The impeachment trial is underway and we've seen some good stuff so far. By good stuff, I don't mean anything damning against the President, I mean that it's just been entertaining.
There is so much contempt for one another that it was only expected to happen.
There came a point at the end of Day 1 of the trial that Chief Justice John Roberts who is presiding over the impeachment trial needed to make it clear that he wasn't going to tolerate the House managers and the President's legal counsel attitude and incivility they've exhibited, especially Jerry Nadler.
Here is what led to the Chief Justice to speak up:
Nadler said, “It’s embarrassing. The president is on trial in the Senate, but the Senate is on trial in the eyes of the American people. Will you vote to allow all the relevant evidence to be presented here? Or will you betray your pledge to be an impartial juror? … Will you bring Ambassador Bolton here?

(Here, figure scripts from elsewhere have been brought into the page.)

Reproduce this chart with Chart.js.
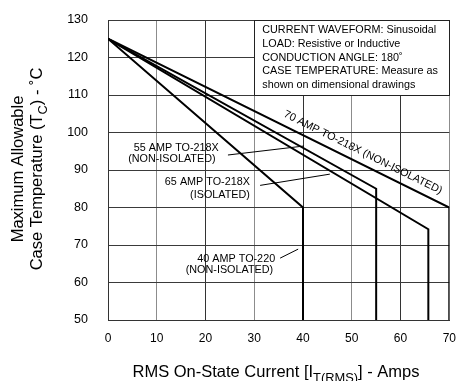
<!DOCTYPE html>
<html>
<head>
<meta charset="utf-8">
<script src="https://cdn.jsdelivr.net/npm/chart.js@4/dist/chart.umd.min.js"></script>
<style>
html, body { margin: 0; padding: 0; background: #fff; }
</style>
</head>
<body>
<canvas id="derating" width="460" height="381"></canvas>
<script>
// axis ticks
const xTicks = [0, 10, 20, 30, 40, 50, 60, 70];
const yTicks = [50, 60, 70, 80, 90, 100, 110, 120, 130];

// derating curves: RMS current (A) vs max case temperature (C)
const amps40 = [0, 40, 40];
const temp40 = [125, 80, 50];
const amps55 = [0, 55, 55];
const temp55 = [125, 85, 50];
const amps65 = [0, 65.7, 65.7];
const temp65 = [125, 74.2, 50];
const amps70 = [0, 70, 70];
const temp70 = [125, 80, 50];

const boxLines = [
  "CURRENT WAVEFORM: Sinusoidal",
  "LOAD: Resistive or Inductive",
  "CONDUCTION ANGLE: 180\u02da",
  "CASE TEMPERATURE: Measure as",
  "shown on dimensional drawings"
];

const FONT = '"Liberation Sans", Arial, Helvetica, sans-serif';
const INK = "#000";

function pts(xs, ys) {
  return xs.map((x, i) => ({ x: x, y: ys[i] }));
}

function curve(xs, ys) {
  return {
    data: pts(xs, ys),
    borderColor: INK,
    borderWidth: 2,
    pointRadius: 0,
    fill: false,
    tension: 0
  };
}

function P(chart, x, y) {
  return [chart.scales.x.getPixelForValue(x), chart.scales.y.getPixelForValue(y)];
}

// draws text pieces, some of them as subscripts
function rich(ctx, parts, x, y, size) {
  const widths = parts.map(p => {
    ctx.font = (p.sub ? size * 0.78 : size) + "px " + FONT;
    return ctx.measureText(p.t).width;
  });
  let cx = x - widths.reduce((a, b) => a + b, 0) / 2;
  parts.forEach((p, i) => {
    ctx.font = (p.sub ? size * 0.78 : size) + "px " + FONT;
    ctx.fillText(p.t, cx, y + (p.sub ? size * 0.28 : 0));
    cx += widths[i];
  });
}

const notes = {
  id: "notes",
  beforeDatasetsDraw(chart) {
    const ctx = chart.ctx;
    const [x0, y0] = P(chart, 30, 130);
    const [x1, y1] = P(chart, 70, 110);
    ctx.save();
    ctx.fillStyle = "#fff";
    ctx.fillRect(x0, y0, x1 - x0, y1 - y0);
    ctx.strokeStyle = "#222";
    ctx.lineWidth = 1;
    ctx.strokeRect(Math.round(x0) + 0.5, Math.round(y0) + 0.5, Math.round(x1 - x0), Math.round(y1 - y0));
    ctx.fillStyle = INK;
    ctx.font = "10.8px " + FONT;
    ctx.textBaseline = "middle";
    ctx.textAlign = "left";
    boxLines.forEach((s, i) => {
      ctx.fillText(s, x0 + 8, y0 + 10.5 + i * 13.6);
    });
    ctx.restore();
  },
  afterDatasetsDraw(chart) {
    const ctx = chart.ctx;
    ctx.save();
    ctx.fillStyle = INK;
    ctx.strokeStyle = INK;
    ctx.lineWidth = 1;
    ctx.font = "10.8px " + FONT;
    ctx.textBaseline = "middle";

    const label = (s, x, y, align) => {
      const [px, py] = P(chart, x, y);
      ctx.textAlign = align;
      ctx.fillText(s, px, py);
    };
    const leader = (xa, ya, xb, yb) => {
      const [pa, qa] = P(chart, xa, ya);
      const [pb, qb] = P(chart, xb, yb);
      ctx.beginPath();
      ctx.moveTo(pa, qa);
      ctx.lineTo(pb, qb);
      ctx.stroke();
    };

    label("55 AMP TO-218X", 14.0, 95.9, "center");
    label("(NON-ISOLATED)", 13.1, 92.9, "center");
    leader(24.6, 94.0, 40.2, 96.4);

    label("65 AMP TO-218X", 29.1, 86.9, "right");
    label("(ISOLATED)", 29.1, 83.3, "right");
    leader(31.2, 85.9, 45.5, 88.9);

    label("40 AMP TO-220", 26.3, 66.3, "center");
    label("(NON-ISOLATED)", 24.9, 63.3, "center");
    leader(35.3, 66.5, 39.0, 68.9);

    // label running along the 70 A curve
    const [ax, ay] = P(chart, amps70[0], temp70[0]);
    const [bx, by] = P(chart, amps70[1], temp70[1]);
    const ang = Math.atan2(by - ay, bx - ax);
    const t = 51.3 / amps70[1];
    const mx = ax + (bx - ax) * t, my = ay + (by - ay) * t;
    ctx.translate(mx + Math.sin(ang) * 11, my - Math.cos(ang) * 11);
    ctx.rotate(ang);
    ctx.textAlign = "center";
    ctx.fillText("70 AMP TO-218X (NON-ISOLATED)", 0, 0);
    ctx.restore();
  },
  afterDraw(chart) {
    const ctx = chart.ctx;
    ctx.save();
    ctx.fillStyle = INK;
    ctx.textAlign = "left";
    ctx.textBaseline = "alphabetic";
    rich(ctx, [
      { t: "RMS On-State Current [I" },
      { t: "T(RMS)", sub: true },
      { t: "] - Amps" }
    ], 276, 377, 16.5);

    ctx.translate(23, 169);
    ctx.rotate(-Math.PI / 2);
    rich(ctx, [{ t: "Maximum Allowable" }], 0, 0, 16.5);
    rich(ctx, [
      { t: "Case Temperature (T" },
      { t: "C", sub: true },
      { t: ") - \u02daC" }
    ], 0, 19, 16.5);
    ctx.restore();
  }
};

new Chart(document.getElementById("derating"), {
  type: "line",
  data: {
    datasets: [
      curve(amps40, temp40),
      curve(amps55, temp55),
      curve(amps65, temp65),
      curve(amps70, temp70)
    ]
  },
  options: {
    responsive: false,
    animation: false,
    layout: { padding: { top: 20, right: 10.7, left: 0, bottom: 0 } },
    plugins: { legend: { display: false }, tooltip: { enabled: false } },
    scales: {
      x: {
        type: "linear",
        min: 0,
        max: 70,
        afterBuildTicks: s => { s.ticks = xTicks.map(v => ({ value: v })); },
        afterFit: s => { s.height = 61; s.paddingLeft = 0; s.paddingRight = 0; },
        ticks: { color: INK, font: { family: FONT, size: 12 }, padding: 11 },
        grid: {
          drawTicks: false,
          color: c => (c.tick && c.tick.value % 20 === 10) ? "#8c8c8c" : "#333",
          lineWidth: 1
        },
        border: { color: "#333" }
      },
      y: {
        min: 50,
        max: 130,
        afterBuildTicks: s => { s.ticks = yTicks.map(v => ({ value: v })); },
        afterFit: s => { s.width = 108; s.paddingTop = 0; s.paddingBottom = 0; },
        ticks: { color: INK, font: { family: FONT, size: 12.5 }, padding: 20 },
        grid: { drawTicks: false, color: "#3a3a3a", lineWidth: 1 },
        border: { color: "#333" }
      }
    }
  },
  plugins: [notes]
});
</script>
</body>
</html>
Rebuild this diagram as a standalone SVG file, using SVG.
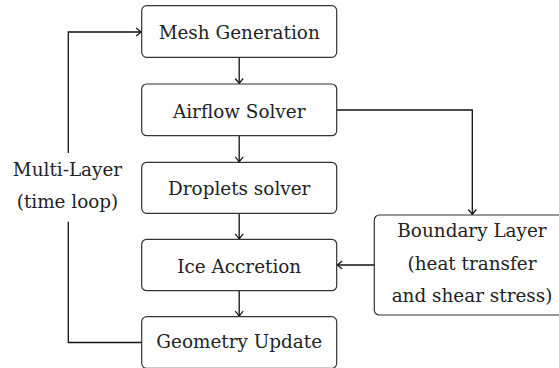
<svg xmlns="http://www.w3.org/2000/svg" width="559" height="368" viewBox="0 0 559 368">
<defs>
<style>
.box{fill:#fff;stroke:#333;stroke-width:1.2}
.t{font-family:"DejaVu Serif",serif;font-size:18.4px;fill:#222;text-anchor:middle}
.c{fill:none;stroke:#111;stroke-width:1.3}
</style>
<marker id="ah" viewBox="-6 -5 8 10" markerWidth="8" markerHeight="10" refX="0" refY="0" orient="auto" markerUnits="userSpaceOnUse">
<path d="M-5,-4 Q-1.5,-1 0,0 Q-1.5,1 -5,4" fill="none" stroke="#111" stroke-width="1.2"/>
</marker>
</defs>
<rect width="559" height="368" fill="#fff"/>
<g id="connectors">
<path class="c" d="M239.2,57.3 V83.5" marker-end="url(#ah)"/>
<path class="c" d="M239.2,135.7 V161.8" marker-end="url(#ah)"/>
<path class="c" d="M239.2,213.3 V238.8" marker-end="url(#ah)"/>
<path class="c" d="M239.2,290.7 V316.2" marker-end="url(#ah)"/>
<path class="c" d="M336.7,110 H472.3 V214.5" marker-end="url(#ah)"/>
<path class="c" d="M374.3,265 H337.2" marker-end="url(#ah)"/>
<path class="c" d="M141.7,342.5 H68.3 V221.7"/>
<path class="c" d="M68.3,153 V32 H141.2" marker-end="url(#ah)"/>
</g>
<g id="loop-label">
<text class="t" x="67.5" y="175.5">Multi-Layer</text>
<text class="t" x="67.5" y="207.5">(time loop)</text>
</g>
<g id="mesh">
<rect class="box" x="141.7" y="5.7" width="195" height="51.6" rx="5"/>
<text class="t" x="239.2" y="39.3">Mesh Generation</text>
</g>
<g id="airflow">
<rect class="box" x="141.7" y="84" width="195" height="51.7" rx="5"/>
<text class="t" x="239.2" y="117.6">Airflow Solver</text>
</g>
<g id="droplets">
<rect class="box" x="141.7" y="162.3" width="195" height="51" rx="5"/>
<text class="t" x="239.2" y="195">Droplets solver</text>
</g>
<g id="ice">
<rect class="box" x="141.7" y="239.3" width="195" height="51.4" rx="5"/>
<text class="t" x="239.2" y="272.5">Ice Accretion</text>
</g>
<g id="geometry">
<rect class="box" x="141.7" y="316.7" width="195" height="51.6" rx="5"/>
<text class="t" x="239.2" y="347.7">Geometry Update</text>
</g>
<g id="boundary">
<rect class="box" x="374.3" y="215" width="195.4" height="100" rx="5"/>
<text class="t" x="472" y="236.7">Boundary Layer</text>
<text class="t" x="472" y="269.5">(heat transfer</text>
<text class="t" x="472" y="301.7">and shear stress)</text>
</g>
</svg>
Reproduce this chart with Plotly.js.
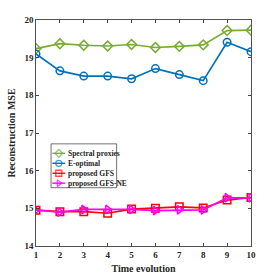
<!DOCTYPE html>
<html><head><meta charset="utf-8">
<script src="https://cdn.plot.ly/plotly-3.0.1.min.js"></script>
<style>html,body{margin:0;padding:0;background:#fff;}#chart{width:277px;height:277px;}</style>
</head><body><div id="chart"></div>
<script>
const timeSteps = [1,2,3,4,5,6,7,8,9,10];
const spectralProxies = [19.24,19.37,19.33,19.31,19.35,19.27,19.30,19.34,19.72,19.73];
const eOptimal = [19.10,18.65,18.51,18.51,18.44,18.71,18.55,18.39,19.41,19.16];
const proposedGFS = [14.95,14.91,14.91,14.87,14.98,15.00,15.04,15.01,15.22,15.29];
const proposedGFSNE = [14.95,14.90,14.97,14.97,14.97,14.94,14.96,14.96,15.28,15.28];
const seriesNames = ['Spectral proxies','E-optimal','proposed GFS','proposed GFS-NE'];
const xTicks = [1,2,3,4,5,6,7,8,9,10];
const yTicks = [14,15,16,17,18,19,20];

const colors = ['#77AC30','#0072BD','#FF0000','#FF00FF'];
const symbols = ['diamond-open','circle-open','square-open','triangle-right-open'];
const values = [spectralProxies,eOptimal,proposedGFS,proposedGFSNE];
const font = {family:'"Liberation Serif", "Times New Roman", serif', color:'#262626'};

const traces = values.map((v,i)=>({
  x: timeSteps, y: v, name: seriesNames[i], type:'scatter', mode:'lines+markers',
  line:{color:colors[i], width:1.7}, showlegend:false,
  marker:{symbol:symbols[i], size:7.5, color:colors[i], line:{color:colors[i], width:1.5}}
}));

// custom compact legend (overlay axes 0..1)
const legX0 = 0.070, legX1 = 0.375, legYTop = 0.452, legYBot = 0.258;
const sampleX = [0.076, 0.106, 0.136];
const rowY = [0.410, 0.366, 0.322, 0.278];
const shapes = [{type:'rect', xref:'paper', yref:'paper', x0:legX0, x1:legX1, y0:legYBot, y1:legYTop,
  line:{color:'#333', width:0.7}, fillcolor:'#fff', layer:'below'}];
const annotations = [];
seriesNames.forEach((n,i)=>{
  traces.push({x:sampleX, y:[rowY[i],rowY[i],rowY[i]], xaxis:'x2', yaxis:'y2', type:'scatter', mode:'lines+markers',
    showlegend:false, hoverinfo:'skip', line:{color:colors[i], width:1.4},
    marker:{symbol:symbols[i], size:[0,6,0], color:colors[i], line:{color:colors[i], width:1.3}}});
  annotations.push({xref:'paper', yref:'paper', x:0.141, y:rowY[i], xanchor:'left', yanchor:'middle', showarrow:false,
    text:n, font:Object.assign({size:7.5, weight:'bold'}, font)});
});

const layout = {
  width:277, height:277,
  margin:{l:36, r:26, t:20, b:31},
  paper_bgcolor:'#fff', plot_bgcolor:'#fff',
  font: Object.assign({size:9}, font),
  showlegend:false,
  shapes: shapes, annotations: annotations,
  xaxis:{range:[1,10], tickvals:xTicks, ticks:'inside', ticklen:3, mirror:'ticks', showline:true, linecolor:'#262626', linewidth:0.8,
    showgrid:false, zeroline:false, tickfont:Object.assign({size:9, weight:'bold'}, font),
    title:{text:'Time evolution', font:Object.assign({size:10, weight:'bold'}, font), standoff:6}},
  yaxis:{range:[14,20], tickvals:yTicks, ticks:'inside', ticklen:3, mirror:'ticks', showline:true, linecolor:'#262626', linewidth:0.8,
    showgrid:false, zeroline:false, tickfont:Object.assign({size:9, weight:'bold'}, font),
    title:{text:'Reconstruction MSE', font:Object.assign({size:10, weight:'bold'}, font), standoff:6}},
  xaxis2:{overlaying:'x', range:[0,1], visible:false, fixedrange:true},
  yaxis2:{overlaying:'y', range:[0,1], visible:false, fixedrange:true}
};
Plotly.newPlot('chart', traces, layout, {displayModeBar:false, staticPlot:true});
</script></body></html>
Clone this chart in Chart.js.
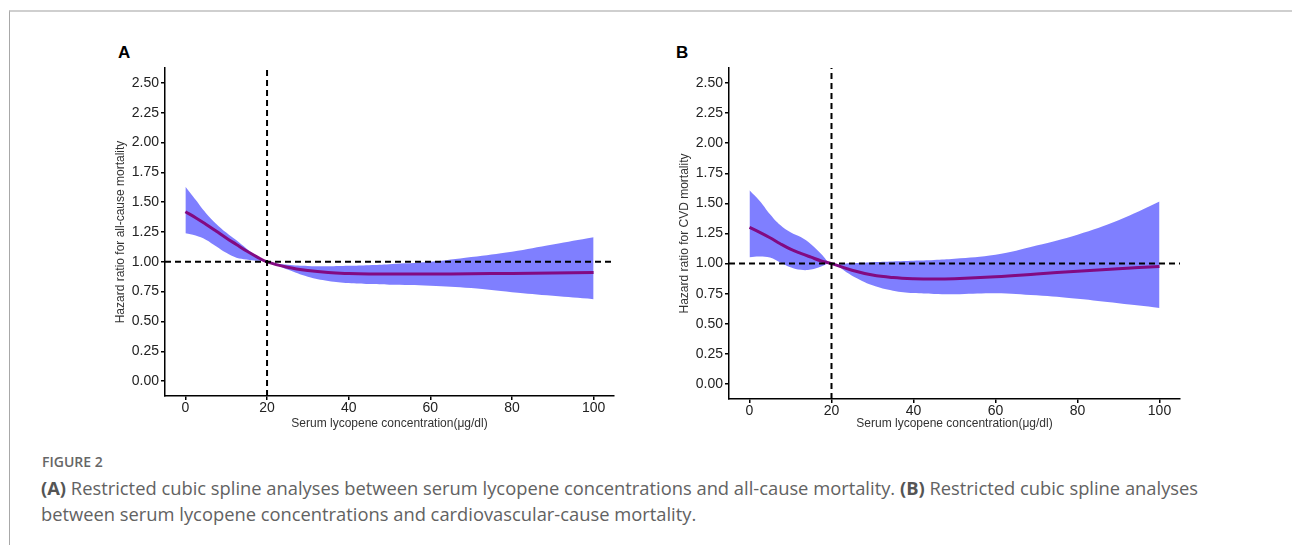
<!DOCTYPE html>
<html>
<head>
<meta charset="utf-8">
<script src="https://cdn.jsdelivr.net/npm/chart.js@4.4.1/dist/chart.umd.min.js"></script>
<style>
  body { margin: 0; background: #fff; }
  #page { position: relative; width: 1292px; height: 545px; overflow: hidden; }
  #frame { position: absolute; left: 9px; top: 10px; right: -5px; bottom: -5px;
           border-top: 2px solid #cfcfcf; border-left: 1px solid #a8a8a8; }
  .panel { position: absolute; top: 40px; width: 540px; height: 400px; }
  .tag { position: absolute; top: 43px; font: bold 17px "Liberation Sans", Arial, sans-serif; color: #000; }
  #fig { position: absolute; left: 42px; top: 452px; font: 600 14px "Open Sans", sans-serif;
         color: #666; line-height: 20px; }
  #cap { position: absolute; left: 41px; top: 475px; font: 18px "Open Sans", sans-serif;
         color: #626262; line-height: 26px; white-space: nowrap; }
  #cap b { font-weight: 700; color: #555; }
</style>
</head>
<body>
<div id="page">
  <div id="frame"></div>
  <div class="tag" style="left:118px">A</div>
  <div class="tag" style="left:676px">B</div>
  <canvas id="chartA" class="panel" style="left:100px" width="540" height="400"></canvas>
  <canvas id="chartB" class="panel" style="left:660px" width="540" height="400"></canvas>
  <div id="fig">FIGURE 2</div>
  <div id="cap"><span id="line1"><b>(A)</b> Restricted cubic spline analyses between serum lycopene concentrations and all-cause mortality. <b>(B)</b> Restricted cubic spline analyses</span><br>between serum lycopene concentrations and cardiovascular-cause mortality.</div>
</div>
<script>
// ---- DATA ----
const lycopene = [0, 2.5, 5, 7.5, 10, 12.5, 15, 17.5, 20, 25, 30, 35, 40, 45, 50, 60, 70, 80, 90, 100];

// A: all-cause mortality
const hrAll    = [1.42, 1.37, 1.315, 1.258, 1.20, 1.145, 1.09, 1.042, 1.00, 0.955, 0.927, 0.91, 0.902, 0.898, 0.897, 0.898, 0.90, 0.903, 0.906, 0.91];
const upperAll = [1.63, 1.52, 1.41, 1.32, 1.245, 1.18, 1.11, 1.045, 1.00, 0.975, 0.965, 0.963, 0.967, 0.972, 0.98, 1.00, 1.04, 1.085, 1.145, 1.205];
const lowerAll = [1.24, 1.22, 1.185, 1.13, 1.075, 1.035, 1.02, 1.008, 1.00, 0.935, 0.875, 0.84, 0.822, 0.813, 0.808, 0.80, 0.78, 0.745, 0.715, 0.687];

// B: CVD mortality
const hrCvd    = [1.30, 1.26, 1.215, 1.165, 1.12, 1.085, 1.053, 1.022, 1.00, 0.945, 0.905, 0.884, 0.874, 0.871, 0.874, 0.89, 0.913, 0.937, 0.957, 0.976];
const upperCvd = [1.61, 1.52, 1.41, 1.32, 1.26, 1.22, 1.16, 1.08, 1.00, 1.004, 1.012, 1.018, 1.024, 1.03, 1.04, 1.073, 1.15, 1.24, 1.36, 1.516];
const lowerCvd = [1.053, 1.059, 1.05, 1.01, 0.97, 0.948, 0.95, 0.975, 1.00, 0.9, 0.82, 0.775, 0.755, 0.748, 0.746, 0.754, 0.736, 0.707, 0.67, 0.632];

const xTicks = [0, 20, 40, 60, 80, 100];
const yTicks = [0, 0.25, 0.5, 0.75, 1, 1.25, 1.5, 1.75, 2, 2.25, 2.5];
const refX = 20;
const refY = 1;
const xLimits = [-5, 105];
const yLimits = [-0.125, 2.625];

const xTitle = "Serum lycopene concentration(\u03bcg/dl)";

// caption width fit (line 1 spans 41 -> 1199 in the figure)
const cap = document.getElementById("cap");
const w1 = document.getElementById("line1").getBoundingClientRect().width;
cap.style.fontSize = (18 * 1158 / w1).toFixed(2) + "px";

// ---- CHART ----
function pts(ys) {
  return ys.map((y, i) => ({ x: lycopene[i], y: y }));
}

function makePanel(id, hr, upper, lower, yTitle, lay) {
  const ctx = document.getElementById(id).getContext("2d");
  const dash = { borderColor: "#000", borderWidth: 2, borderDash: [6, 4], pointRadius: 0, fill: false };
  const font = { family: "'Liberation Sans', Arial", size: 14 };
  const titleFont = { family: "'Liberation Sans', Arial", size: 12 };
  return new Chart(ctx, {
    type: "line",
    data: {
      datasets: [
        Object.assign({ data: [{ x: xLimits[0], y: refY }, { x: xLimits[1], y: refY }] }, dash),
        Object.assign({ data: [{ x: refX, y: yLimits[0] }, { x: refX, y: yLimits[1] }] }, dash),
        { data: pts(hr), borderColor: "#820a82", borderWidth: 3, pointRadius: 0,
          fill: false, tension: 0.4 },
        { data: pts(upper), borderColor: "transparent", borderWidth: 0, pointRadius: 0,
          backgroundColor: "rgba(0,0,255,0.5)", fill: "+1", tension: 0.4 },
        { data: pts(lower), borderColor: "transparent", borderWidth: 0, pointRadius: 0,
          fill: false, tension: 0.4 }
      ]
    },
    options: {
      responsive: false,
      animation: false,
      events: [],
      layout: { padding: { left: 0, right: lay.right, top: lay.top, bottom: 0 } },
      plugins: { legend: { display: false }, tooltip: { enabled: false } },
      scales: {
        x: {
          type: "linear",
          min: xLimits[0], max: xLimits[1],
          afterBuildTicks: a => { a.ticks = xTicks.map(v => ({ value: v })); },
          afterFit: a => { a.height = lay.xh; },
          grid: { drawOnChartArea: false, drawTicks: true, tickLength: 4, color: "#000", lineWidth: 1.5 },
          border: { display: true, color: "#000", width: 1.5 },
          ticks: { padding: 0, color: "#222", maxRotation: 0, font: font },
          title: { display: true, text: xTitle, color: "#333", padding: { top: 0, bottom: 9 }, font: titleFont }
        },
        y: {
          min: yLimits[0], max: yLimits[1],
          afterBuildTicks: a => { a.ticks = yTicks.map(v => ({ value: v })); },
          afterFit: a => { a.width = lay.yw; },
          grid: { drawOnChartArea: false, drawTicks: true, tickLength: 4, color: "#000", lineWidth: 1.5 },
          border: { display: true, color: "#000", width: 1.5 },
          ticks: { padding: 2, color: "#222", callback: v => v.toFixed(2), font: font },
          title: { display: true, text: yTitle, color: "#333", padding: { top: lay.ytp, bottom: 0 }, font: titleFont }
        }
      }
    }
  });
}

makePanel("chartA", hrAll, upperAll, lowerAll, "Hazard ratio for all-cause mortality",
  { yw: 65, right: 26, top: 28, xh: 44, ytp: 13 });
makePanel("chartB", hrCvd, upperCvd, lowerCvd, "Hazard ratio for CVD mortality",
  { yw: 69, right: 20, top: 28, xh: 41, ytp: 17 });
</script>
</body>
</html>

Will you permit us to present you with the entire record of the president’s misconduct? Or will you instead choose to be complicit in the president’s coverup? So far I’m sad to say I see a lot of senators voting for a coverup, voting to deny witnesses, an absolutely indefensible vote, obviously a treacherous vote.”
The White House Counsel fired right back with Par Cipollone saying, “We’ve made our arguments to you. And you don’t deserve, and we don’t deserve, what just happened. Mr. Nadler came up here and made false allegations against our team. He made false allegations against all of you; he accused you of a cover-up. He’s been making false allegations against the president. The only one who should be embarrassed, Mr. Nadler is you, for the way you’ve addressed the United States Senate. This is the United States Senate. You’re not in charge here. … It’s about time we bring this power trip in for a landing.”
Chief Justice Roberts addressed the room,
“It is appropriate at this point for me to admonish both the House managers and the president’s counsel in equal terms to remember that they are addressing the world’s greatest deliberative body,” Roberts sternly rebuked. “One reason it has earned that title is because its members avoid speaking in a manner, and using language, that is not conducive to civil discourse.”
“In the 1905 [Judge Charles] Swayne [impeachment] trial, a senator objected when one of the managers used the word ‘pettifogging’ — and the presiding officer said the word ought not to have been used,” the chief justice continued. “I don’t think we need to aspire to that high a standard, but I do think those addressing the Senate should remember where they are.”